Search code examples
roptimizationsparse-matrixmemory-efficient

How to replace row values based on a threshold of a sparse matrix in R?


I have a pretty big sparse matrix (40,000 x 100,000+) and I want to replace an element by 1 if it is greater than some threshold. However, each row in the matrix has a unique threshold value (this is just a vector that is the length of the rows) so I want to go row by row and check if the elements of a particular row is greater than the unique threshold value for that row.

I originally attempted this problem with a for loop by going through all the non-zero elements of the sparse matrix but this took way too long since I have over 100 million plus elements to go through.

number_of_elem <- matrix@x %>% length()
for (j in 1:number_of_elem){

  threshold <- thres_array[j] 

  if (threshold == 0){
    next
  }

  if (matrix@x[j] > threshold){

    matrix@x[j] <- 1

  }

}

I then began attempting to use the apply function but I was not able to exactly figure it out to work around the issue of skipping a threshold if it is zero. For reference, I first calculated the quantile of each row and I set my threshold to be above the 95th percentile. Since it is a sparse matrix some of the thresholds values are zeros.

Any ideas on how to approach this? From what I know in R it is highly preferred to vectorize the code and avoid for loops but I could not think of a sustainable method.


Solution

  • I modified @Bas solution so that it utilizes the sparsity of the matrix allowing to increase the performance.

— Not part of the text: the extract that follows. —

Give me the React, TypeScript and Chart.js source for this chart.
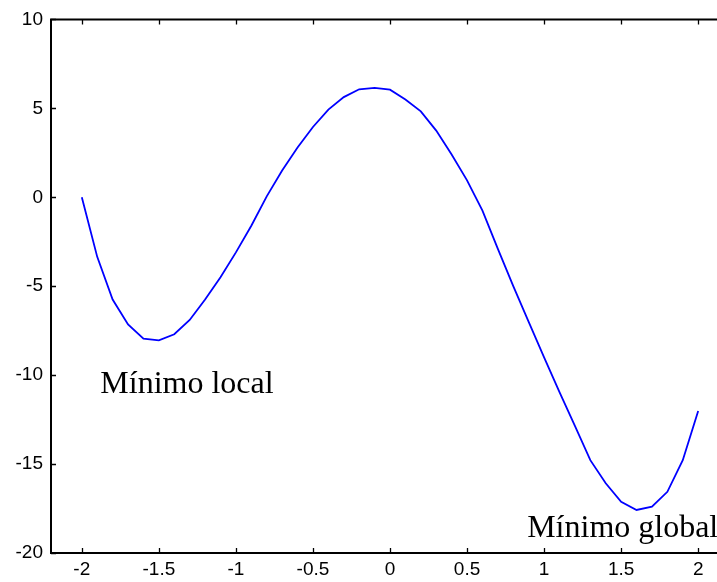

    mat@x[mat@x > thres_array[mat@i + 1] ] <- 1
    

    mat@x gives the non-zero elements of the sparse matrix and mat@i gives what row that non-zero element belongs to (you have to add 1 since it is zero-indexed). Since the elements of thres_array are based on the corresponding row you can make a logical vector from mat@x > thres_array[mat@i + 1] and reassigns those values to 1.